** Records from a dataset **
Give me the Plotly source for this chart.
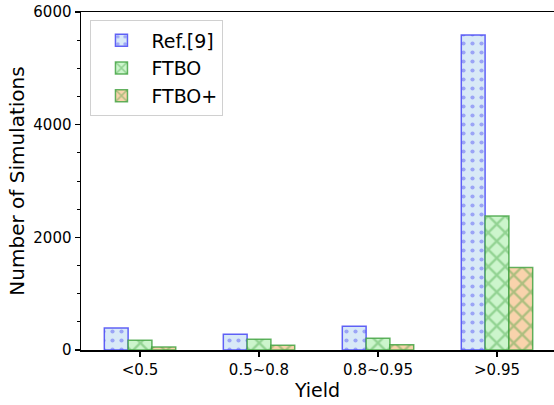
import plotly.graph_objects as go

# Yield bins and simulation counts per method
categories = ["<0.5", "0.5~0.8", "0.8~0.95", ">0.95"]
ref9 = [390, 278, 420, 5590]
ftbo = [172, 190, 207, 2380]
ftbo_plus = [53, 83, 94, 1465]

series = [
    ("Ref.[9]", ref9, "#d8e9f7", "rgba(70,70,245,0.85)", ".", 9, 0.17),
    ("FTBO", ftbo, "#ccf5cc", "rgba(60,160,60,0.8)", "x", 12, 0.35),
    ("FTBO+", ftbo_plus, "#f9d3ac", "rgba(60,160,60,0.8)", "x", 12, 0.35),
]

fig = go.Figure()
for name, vals, fill, edge, shape, size, sol in series:
    fig.add_trace(go.Bar(
        name=name,
        x=categories,
        y=vals,
        marker=dict(
            color=fill,
            line=dict(color=edge, width=1.5),
            pattern=dict(shape=shape, fgcolor=edge, size=size, solidity=sol,
                         fillmode="overlay"),
        ),
    ))

font = "DejaVu Sans, sans-serif"
fig.update_layout(
    width=554, height=405,
    margin=dict(l=81, r=0, t=12, b=55),
    paper_bgcolor="white", plot_bgcolor="white",
    barmode="group", bargap=0.4, bargroupgap=0,
    font=dict(family=font, size=15, color="black"),
    showlegend=True,
    legend=dict(
        x=0.02, y=0.975, xanchor="left", yanchor="top",
        font=dict(size=19, family=font),
        bgcolor="rgba(255,255,255,0.9)",
        bordercolor="#d0d0d0", borderwidth=1,
        itemwidth=50, tracegroupgap=2,
    ),
    xaxis=dict(
        range=[-0.496, 3.479],
        showline=True, linecolor="black", linewidth=1.5, mirror=True,
        ticks="outside", ticklen=5, tickcolor="black", tickwidth=1.2,
        tickfont=dict(size=15),
        title=dict(text="Yield", font=dict(size=19), standoff=6),
        showgrid=False, zeroline=False,
    ),
    yaxis=dict(
        range=[0, 6000],
        tickvals=[0, 2000, 4000, 6000],
        showline=True, linecolor="black", linewidth=1.5, mirror=False,
        ticks="outside", ticklen=5, tickcolor="black", tickwidth=1.2,
        minor=dict(dtick=500, ticks="outside", ticklen=3, tickcolor="black",
                   tickwidth=1, showgrid=False),
        tickfont=dict(size=15),
        title=dict(text="Number of Simulations", font=dict(size=20), standoff=3),
        showgrid=False, zeroline=False,
    ),
)

# static figure: no drag handles or mode bar
fig.write_html("out.html", config={"staticPlot": True})
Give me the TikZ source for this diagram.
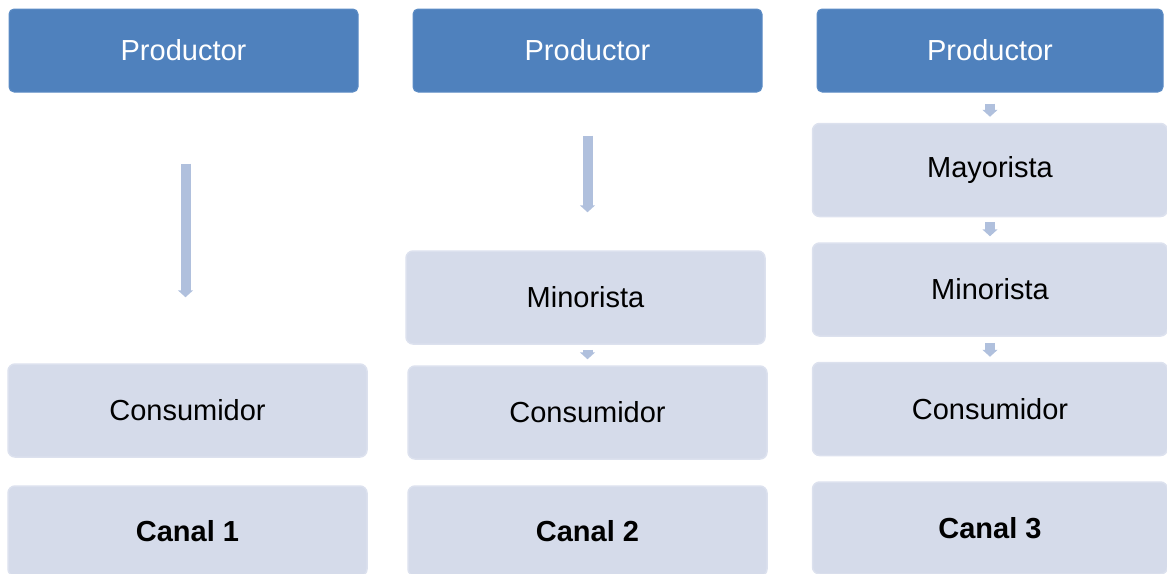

** Given problem **
Transcribe all the records above word for word, without their images.

** Solution to this problem **
Give me the Plotly source for this chart.
import plotly.graph_objects as go

# Yield bins and simulation counts per method
categories = ["<0.5", "0.5~0.8", "0.8~0.95", ">0.95"]
ref9 = [390, 278, 420, 5590]
ftbo = [172, 190, 207, 2380]
ftbo_plus = [53, 83, 94, 1465]

series = [
    ("Ref.[9]", ref9, "#d8e9f7", "rgba(70,70,245,0.85)", ".", 9, 0.17),
    ("FTBO", ftbo, "#ccf5cc", "rgba(60,160,60,0.8)", "x", 12, 0.35),
    ("FTBO+", ftbo_plus, "#f9d3ac", "rgba(60,160,60,0.8)", "x", 12, 0.35),
]

fig = go.Figure()
for name, vals, fill, edge, shape, size, sol in series:
    fig.add_trace(go.Bar(
        name=name,
        x=categories,
        y=vals,
        marker=dict(
            color=fill,
            line=dict(color=edge, width=1.5),
            pattern=dict(shape=shape, fgcolor=edge, size=size, solidity=sol,
                         fillmode="overlay"),
        ),
    ))

font = "DejaVu Sans, sans-serif"
fig.update_layout(
    width=554, height=405,
    margin=dict(l=81, r=0, t=12, b=55),
    paper_bgcolor="white", plot_bgcolor="white",
    barmode="group", bargap=0.4, bargroupgap=0,
    font=dict(family=font, size=15, color="black"),
    showlegend=True,
    legend=dict(
        x=0.02, y=0.975, xanchor="left", yanchor="top",
        font=dict(size=19, family=font),
        bgcolor="rgba(255,255,255,0.9)",
        bordercolor="#d0d0d0", borderwidth=1,
        itemwidth=50, tracegroupgap=2,
    ),
    xaxis=dict(
        range=[-0.496, 3.479],
        showline=True, linecolor="black", linewidth=1.5, mirror=True,
        ticks="outside", ticklen=5, tickcolor="black", tickwidth=1.2,
        tickfont=dict(size=15),
        title=dict(text="Yield", font=dict(size=19), standoff=6),
        showgrid=False, zeroline=False,
    ),
    yaxis=dict(
        range=[0, 6000],
        tickvals=[0, 2000, 4000, 6000],
        showline=True, linecolor="black", linewidth=1.5, mirror=False,
        ticks="outside", ticklen=5, tickcolor="black", tickwidth=1.2,
        minor=dict(dtick=500, ticks="outside", ticklen=3, tickcolor="black",
                   tickwidth=1, showgrid=False),
        tickfont=dict(size=15),
        title=dict(text="Number of Simulations", font=dict(size=20), standoff=3),
        showgrid=False, zeroline=False,
    ),
)

# static figure: no drag handles or mode bar
fig.write_html("out.html", config={"staticPlot": True})
Give me the TikZ source for this diagram.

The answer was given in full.